Ah! Que me perdoem meus alunos, eu lhes havia dito ao longo de tantos anos de minha docência que Antonil Andreoni havia reconhecido que os negros eram as mãos e os pés do Brasil, mas nunca lhes revelei a maldição do preto (não tão) velho. E pasme o leitor, só me lembrei agora, após trancos e barrancos sofridos em nossas estradas estaduais. Os sacolejos foram tantos e tamanhos que deve ter revirado a minha massa encefálica de tal modo que a maldição me veio à mente. Um dos versos inclusive deve ter servido de inspiração para Gonçalves Dias mais tarde escrever Juca Pirama, onde relata a maldição de um índio Timbira: “e o regato que límpido corre, mais te acenda o vesano furor, suas águas depressa se tornem, ao contato dos lábios sedentos, lago impuro de vermes nojentos, de onde fuja com asco e terror”. Vejam se os versos da maldição do preto (não tão) velho não são semelhantes: “que as estradas depressa se tornem/ ao contado das rodas possantes/ costelas de vacas, ou de elefantes”. E prossegue a maldição:

 “Nunca chorei na presença do trabalho/ suportei o translado/ a fome/ a soberba do feitor/ suportei o banzo/ comi o que do porco restou/ tomei leite com farinha de mandioca/ sem açúcar/ e me ensinaram que não poderia saborear uma manga.

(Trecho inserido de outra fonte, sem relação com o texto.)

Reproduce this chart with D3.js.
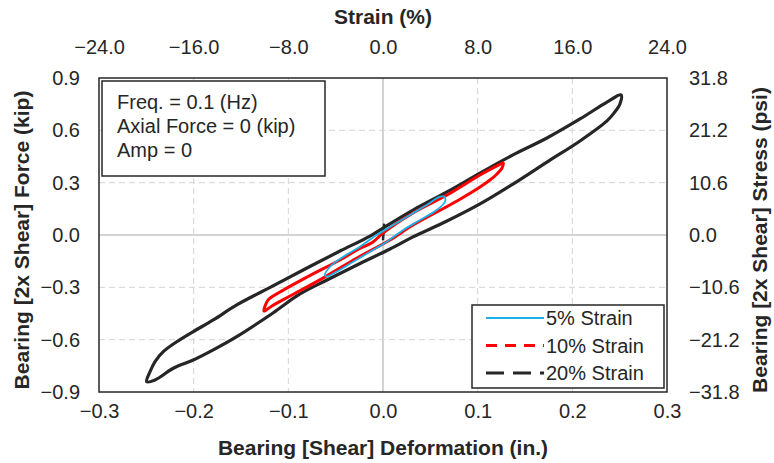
<!DOCTYPE html>
<html>
<head>
<meta charset="utf-8">
<script src="https://cdn.jsdelivr.net/npm/d3@7"></script>
<style>
  body { margin: 0; background: #fff; }
  text { font-family: "Liberation Sans", Arial, sans-serif; fill: #262626; }
  .tick-lbl { font-size: 20px; }
  .title { font-size: 21px; font-weight: bold; }
</style>
</head>
<body>
<div id="chart"></div>
<script>
// ---------------------------------------
// axis ticks
const defTicks = [-0.3, -0.2, -0.1, 0.0, 0.1, 0.2, 0.3];
const forceTicks = [-0.9, -0.6, -0.3, 0.0, 0.3, 0.6, 0.9];
const strainTicks = [-24, -16, -8, 0, 8, 16, 24];
const stressTicks = [-31.8, -21.2, -10.6, 0.0, 10.6, 21.2, 31.8];

// legend / annotation text
const seriesNames = ["5% Strain", "10% Strain", "20% Strain"];
const noteLines = ["Freq. = 0.1 (Hz)", "Axial Force = 0 (kip)", "Amp = 0"];

// ---------------------------------------
// hysteresis loops [deformation (in.), force (kip)]
const loop5 = [
  [-0.0613, -0.229], [-0.0560, -0.182], [-0.0419, -0.124], [-0.0243, -0.067],
  [-0.0067, 0.0], [0.0109, 0.057], [0.0285, 0.115], [0.0462, 0.172],
  [0.0602, 0.220], [0.0650, 0.218],
  [0.0655, 0.191], [0.0567, 0.143], [0.0391, 0.086], [0.0214, 0.029],
  [0.0039, -0.038], [-0.0137, -0.096], [-0.0314, -0.153], [-0.0489, -0.210],
  [-0.0595, -0.239]
];
const loop10 = [
  [-0.1257, -0.436], [-0.1215, -0.373], [-0.1088, -0.327], [-0.0803, -0.241],
  [-0.0454, -0.143], [-0.0275, -0.086], [-0.0106, -0.040], [0.0, 0.011],
  [0.0317, 0.126], [0.0676, 0.229], [0.1025, 0.344], [0.1204, 0.396], [0.1268, 0.413],
  [0.1257, 0.384], [0.1204, 0.350], [0.1130, 0.315], [0.1025, 0.275], [0.0782, 0.195],
  [0.0317, 0.057], [0.0074, -0.029], [-0.0275, -0.132], [-0.0634, -0.247],
  [-0.0982, -0.350], [-0.1173, -0.407], [-0.1240, -0.432]
];
const loop20 = [
  [-0.2496, -0.841], [-0.2461, -0.784], [-0.2408, -0.726], [-0.2321, -0.669],
  [-0.2179, -0.612], [-0.2004, -0.554], [-0.1793, -0.487], [-0.1545, -0.401],
  [-0.1162, -0.292], [-0.0803, -0.189], [-0.0454, -0.092], [-0.0137, -0.006],
  [0.0, 0.040], [0.0317, 0.143], [0.0676, 0.247], [0.1025, 0.355], [0.1373, 0.459],
  [0.1732, 0.556], [0.2081, 0.665], [0.2366, 0.762], [0.2514, 0.803],
  [0.2503, 0.751], [0.2440, 0.699], [0.2366, 0.654], [0.2081, 0.539],
  [0.1732, 0.418], [0.1373, 0.292], [0.1025, 0.178], [0.0676, 0.080],
  [0.0317, -0.011], [0.0074, -0.080], [-0.0275, -0.172], [-0.0592, -0.258],
  [-0.0877, -0.338], [-0.1162, -0.447], [-0.1545, -0.583], [-0.1793, -0.659],
  [-0.2004, -0.717], [-0.2215, -0.764], [-0.2408, -0.831]
];
// first ramp from rest, the little spike at the origin
const start20 = [[0.0, -0.030], [0.0012, 0.065]];

// ---------------------------------------
// svg params
const W = 774, H = 463;
const margin = {top: 78, right: 107, bottom: 71, left: 99};
const width = W - margin.left - margin.right;
const height = H - margin.top - margin.bottom;

const svg = d3.select("#chart").append("svg")
    .attr("width", W)
    .attr("height", H);
const g = svg.append("g")
    .attr("transform", "translate(" + margin.left + "," + margin.top + ")");

// scales
const x = d3.scaleLinear().domain([-0.3, 0.3]).range([0, width]);
const y = d3.scaleLinear().domain([-0.9, 0.9]).range([height, 0]);
const xTop = d3.scaleLinear().domain([-24, 24]).range([0, width]);
const yRight = d3.scaleLinear().domain([-31.8, 31.8]).range([height, 0]);

// ---------------------------------------
// grid
g.selectAll(".vgrid")
    .data(defTicks.slice(1, -1))
    .enter().append("line")
    .attr("x1", (d) => x(d)).attr("x2", (d) => x(d))
    .attr("y1", 0).attr("y2", height)
    .attr("stroke", (d) => d === 0 ? "#c4c4c4" : "#d4d4d4")
    .attr("stroke-width", (d) => d === 0 ? 1.5 : 1)
    .attr("stroke-dasharray", (d) => d === 0 ? null : "6,4");
g.selectAll(".hgrid")
    .data(forceTicks.slice(1, -1))
    .enter().append("line")
    .attr("y1", (d) => y(d)).attr("y2", (d) => y(d))
    .attr("x1", 0).attr("x2", width)
    .attr("stroke", (d) => d === 0 ? "#c4c4c4" : "#d4d4d4")
    .attr("stroke-width", (d) => d === 0 ? 1.5 : 1)
    .attr("stroke-dasharray", (d) => d === 0 ? null : "6,4");

// ---------------------------------------
// axes (labels only, no tick marks)
function styleAxis(sel) {
  sel.select(".domain").remove();
  sel.selectAll(".tick line").remove();
  sel.selectAll(".tick text").attr("class", "tick-lbl").attr("fill", "#262626");
}
g.append("g")
    .attr("transform", "translate(0," + height + ")")
    .call(d3.axisBottom(x).tickValues(defTicks).tickSize(0).tickPadding(12).tickFormat(d3.format(".1f")))
    .call(styleAxis);
g.append("g")
    .call(d3.axisTop(xTop).tickValues(strainTicks).tickSize(0).tickPadding(24).tickFormat(d3.format(".1f")))
    .call(styleAxis);
g.append("g")
    .call(d3.axisLeft(y).tickValues(forceTicks).tickSize(0).tickPadding(19).tickFormat(d3.format(".1f")))
    .call(styleAxis);
g.append("g")
    .attr("transform", "translate(" + width + ",0)")
    .call(d3.axisRight(yRight).tickValues(stressTicks).tickSize(0).tickPadding(22).tickFormat(d3.format(".1f")))
    .call(styleAxis);

// axis titles
svg.append("text").attr("class", "title")
    .attr("x", margin.left + width / 2).attr("y", 455)
    .attr("text-anchor", "middle")
    .text("Bearing [Shear] Deformation (in.)");
svg.append("text").attr("class", "title")
    .attr("x", margin.left + width / 2).attr("y", 24)
    .attr("text-anchor", "middle")
    .text("Strain (%)");
svg.append("text").attr("class", "title")
    .attr("transform", "translate(29," + (margin.top + height / 2 + 5) + ") rotate(-90)")
    .attr("text-anchor", "middle")
    .text("Bearing [2x Shear] Force (kip)");
svg.append("text").attr("class", "title")
    .attr("transform", "translate(767," + (margin.top + height / 2 + 5) + ") rotate(-90)")
    .attr("text-anchor", "middle")
    .text("Bearing [2x Shear] Stress (psi)");

// ---------------------------------------
// loops
const loopLine = d3.line()
    .x((d) => x(d[0]))
    .y((d) => y(d[1]))
    .curve(d3.curveCatmullRomClosed.alpha(0.5));
const openLine = d3.line()
    .x((d) => x(d[0]))
    .y((d) => y(d[1]));

g.append("path").datum(loop20)
    .attr("d", loopLine)
    .attr("fill", "none").attr("stroke", "#262626").attr("stroke-width", 3.2)
    .attr("stroke-linejoin", "round");
g.append("path").datum(start20)
    .attr("d", openLine)
    .attr("fill", "none").attr("stroke", "#262626").attr("stroke-width", 2.5);
g.append("path").datum(loop10)
    .attr("d", loopLine)
    .attr("fill", "none").attr("stroke", "#ff0000").attr("stroke-width", 3)
    .attr("stroke-linejoin", "round");
g.append("path").datum(loop5)
    .attr("d", loopLine)
    .attr("fill", "none").attr("stroke", "#1ab2ea").attr("stroke-width", 1.8)
    .attr("stroke-linejoin", "round");

// ---------------------------------------
// plot frame
g.append("rect")
    .attr("x", 0).attr("y", 0).attr("width", width).attr("height", height)
    .attr("fill", "none").attr("stroke", "#262626").attr("stroke-width", 1.5);

// annotation box
const note = svg.append("g").attr("transform", "translate(102,81)");
note.append("rect")
    .attr("width", 223).attr("height", 95)
    .attr("fill", "#fff").attr("stroke", "#262626").attr("stroke-width", 1.5);
note.selectAll("text")
    .data(noteLines)
    .enter().append("text")
    .attr("x", 15).attr("y", (d, i) => 28 + i * 24)
    .attr("font-size", "20px")
    .text((d) => d);

// legend
const legendStyles = [
  {color: "#1ab2ea", w: 1.8, dash: null},
  {color: "#ff0000", w: 3, dash: "11,8"},
  {color: "#262626", w: 3, dash: "18,9"}
];
const legend = svg.append("g").attr("transform", "translate(472,305)");
legend.append("rect")
    .attr("width", 192).attr("height", 83)
    .attr("fill", "#fff").attr("stroke", "#262626").attr("stroke-width", 1.5);
const item = legend.selectAll(".item")
    .data(seriesNames)
    .enter().append("g")
    .attr("transform", (d, i) => "translate(0," + (13 + i * 27.5) + ")");
item.append("line")
    .attr("x1", 14).attr("x2", 72)
    .attr("stroke", (d, i) => legendStyles[i].color)
    .attr("stroke-width", (d, i) => legendStyles[i].w)
    .attr("stroke-dasharray", (d, i) => legendStyles[i].dash);
item.append("text")
    .attr("x", 74).attr("y", 7)
    .attr("font-size", "20px")
    .text((d) => d);
</script>
</body>
</html>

Dava congestão e matava/ era o que diziam/ e eu/ e os meus/ preferíamos o leite com mandioca/ por questão de sobrevivência/ sobrevivência para manter vivo o sonho de liberdade”. Nunca chorei/ trabalhei/ trabalhei/ cortei/ empilhei e moi a cana para virar açúcar/ para virar cachaça/ aguardente que pingava do teto do engenho para as minhas costas feridas por chicotes. “Exu, deus das mensagens/ interceda por mim junto a Ogum/ para que promova uma guerra permanente contra os brancos donos de engenho/ Faça com que os canaviais se espalhem por toda a face dessa terra onde somos escravos/ Que Oxóssi/ deus da caça/ transforme as estradas dos brancos em costelas de vacas/ não de vacas/costelas de elefantes, de elefantes que são bem maiores/ para que os carros se desmontem/ Xangô, deus do trovão/ instigue a queima da cana para que os brancos trabalhem no inferno da cana queimada/ e os que não trabalham diretamente nos canaviais sejam atingidos pelas fagulhas da queima em suas casas/ em seus varais de roupas limpas/ E que as fagulhas se concentrem especialmente nas piscinas/ onde houver. E que o fedor do vinhoto seja levado a cada narina, para que aspirem o cheiro das senzalas”.

Para nossa sorte, o preto (não tão) velho, arrependeu-se no momento de invocar Omulu o deus das piores pestes que se possa imaginar. Achou por bem apelar para Oxum, deusa do amor, pedindo-lhe que convencesse os deuses por ele invocados para que não mais concretizassem a sua maldição. Mas os deuses ficaram meio indecisos e então ora a cana se alastra como erva daninha, ou como uma nova deusa, exigindo sacrifícios de todos para o seu triunfo, ora expande-se comportadamente oferecendo benefícios a toda a nação brasileira.